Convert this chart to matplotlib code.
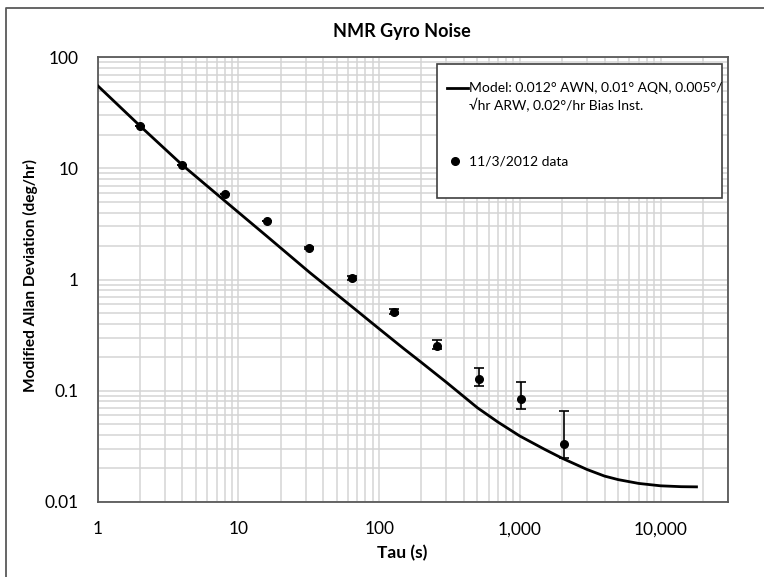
import matplotlib
matplotlib.use("Agg")
import matplotlib.pyplot as plt
from matplotlib.ticker import FixedLocator, FixedFormatter, LogLocator, NullFormatter
from matplotlib.lines import Line2D
from matplotlib.patches import Rectangle
import numpy as np

# ---------------- data ----------------
title = "NMR Gyro Noise"
x_label = "Tau (s)"
y_label = "Modified Allan Deviation (deg/hr)"
model_label_1 = "Model: 0.012° AWN, 0.01° AQN, 0.005°/"
model_label_2 = "√hr ARW, 0.02°/hr Bias Inst."
data_label = "11/3/2012 data"

model_tau = [1, 2, 4, 8, 16, 32, 64, 100, 150, 200, 300, 500, 700, 1000, 1500,
             2000, 3000, 4000, 5000, 7000, 10000, 14000, 18000]
model_dev = [55.5, 24.1, 10.7, 5.1, 2.44, 1.16, 0.57, 0.36, 0.238, 0.179,
             0.119, 0.070, 0.052, 0.039, 0.0296, 0.0246, 0.0195, 0.0170,
             0.0158, 0.0146, 0.0139, 0.01365, 0.0136]

data_tau = [2, 4, 8, 16, 32, 64, 128, 256, 512, 1024, 2048]
data_dev = [24.1, 10.7, 5.85, 3.38, 1.91, 1.04, 0.513, 0.254, 0.127, 0.084, 0.0329]
data_lo = [24.1, 10.7, 5.85, 3.38, 1.88, 1.00, 0.486, 0.235, 0.110, 0.068, 0.0249]
data_hi = [24.1, 10.7, 5.85, 3.38, 1.95, 1.08, 0.546, 0.284, 0.159, 0.119, 0.0659]

x_ticks = [1, 10, 100, 1000, 10000]
x_tick_labels = ["1", "10", "100", "1,000", "10,000"]
y_ticks = [0.01, 0.1, 1, 10, 100]
y_tick_labels = ["0.01", "0.1", "1", "10", "100"]

# ---------------- figure ----------------
W, H = 764, 577
plt.rcParams['font.family'] = ['Lato', 'DejaVu Sans']
fig = plt.figure(figsize=(W / 100, H / 100), dpi=100)

def fx(x):
    return x / W

def fy(y):
    return 1 - y / H

L, R, T, B = 97.7, 727.7, 57.3, 501.7
ax = fig.add_axes([fx(L), fy(B), (R - L) / W, (B - T) / H])
ax.set_xscale('log')
ax.set_yscale('log')
ax.set_xlim(1, 30000)
ax.set_ylim(0.01, 100)

grid_c = '#d4d4d4'
ax.xaxis.set_major_locator(FixedLocator(x_ticks))
ax.xaxis.set_major_formatter(FixedFormatter(x_tick_labels))
ax.yaxis.set_major_locator(FixedLocator(y_ticks))
ax.yaxis.set_major_formatter(FixedFormatter(y_tick_labels))
ax.xaxis.set_minor_locator(LogLocator(base=10, subs=np.arange(2, 10), numticks=20))
ax.yaxis.set_minor_locator(LogLocator(base=10, subs=np.arange(2, 10), numticks=20))
ax.xaxis.set_minor_formatter(NullFormatter())
ax.yaxis.set_minor_formatter(NullFormatter())
ax.grid(True, which='both', color=grid_c, linewidth=1.1)
ax.set_axisbelow(True)
ax.tick_params(which='both', length=0)
ax.tick_params(axis='x', pad=14, labelsize=12.5)
ax.tick_params(axis='y', pad=14, labelsize=12.5)
for s in ax.spines.values():
    s.set_color('#595959')
    s.set_linewidth(1.3)

ax.plot(model_tau, model_dev, color='black', linewidth=2.0, zorder=3)
yerr = [np.array(data_dev) - np.array(data_lo), np.array(data_hi) - np.array(data_dev)]
ax.errorbar(data_tau, data_dev, yerr=yerr, fmt='o', color='black', markersize=5.5,
            elinewidth=1.2, capsize=3.5, capthick=1.2, zorder=4)

# titles
fig.text(fx(402), fy(31), title, ha='center', va='center', fontsize=13, fontweight='bold')
fig.text(fx(402), fy(553), x_label, ha='center', va='center', fontsize=12.5, fontweight='bold')
fig.text(fx(30), fy(275), y_label, ha='center', va='center', rotation=90,
         fontsize=11.2, fontweight='bold')

# legend box (manual)
lg = Rectangle((fx(436.7), fy(198.3)), (721.7 - 436.7) / W, (198.3 - 64.3) / H,
               transform=fig.transFigure, facecolor='white', edgecolor='#404040',
               linewidth=1.2, zorder=10)
fig.add_artist(lg)
fig.add_artist(Line2D([fx(446.7), fx(468.3)], [fy(88.3), fy(88.3)], color='black',
                      linewidth=2.0, transform=fig.transFigure, zorder=11))
fig.text(fx(469), fy(88.3), model_label_1, ha='left', va='center', fontsize=10,
         zorder=11)
fig.text(fx(469), fy(105.5), model_label_2, ha='left', va='center', fontsize=10,
         zorder=11)
fig.add_artist(Line2D([fx(455)], [fy(161)], marker='o', color='black', markersize=5.5,
                      transform=fig.transFigure, zorder=11))
fig.text(fx(469), fy(161), data_label, ha='left', va='center', fontsize=10, zorder=11)

# chart-area border (left/top)
fig.add_artist(Line2D([fx(6), fx(6), fx(800)], [fy(600), fy(8), fy(8)], color='#595959',
                      linewidth=1.3, transform=fig.transFigure))

fig.savefig('out.png', dpi=100)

────────────────────

> _Aim_
Starting at the first line of the material, output exactly the lines up to and including the one with "import numpy as np". Do not include the pictures.

> _Exercise output_
Convert this chart to matplotlib code.
import matplotlib
matplotlib.use("Agg")
import matplotlib.pyplot as plt
from matplotlib.ticker import FixedLocator, FixedFormatter, LogLocator, NullFormatter
from matplotlib.lines import Line2D
from matplotlib.patches import Rectangle
import numpy as np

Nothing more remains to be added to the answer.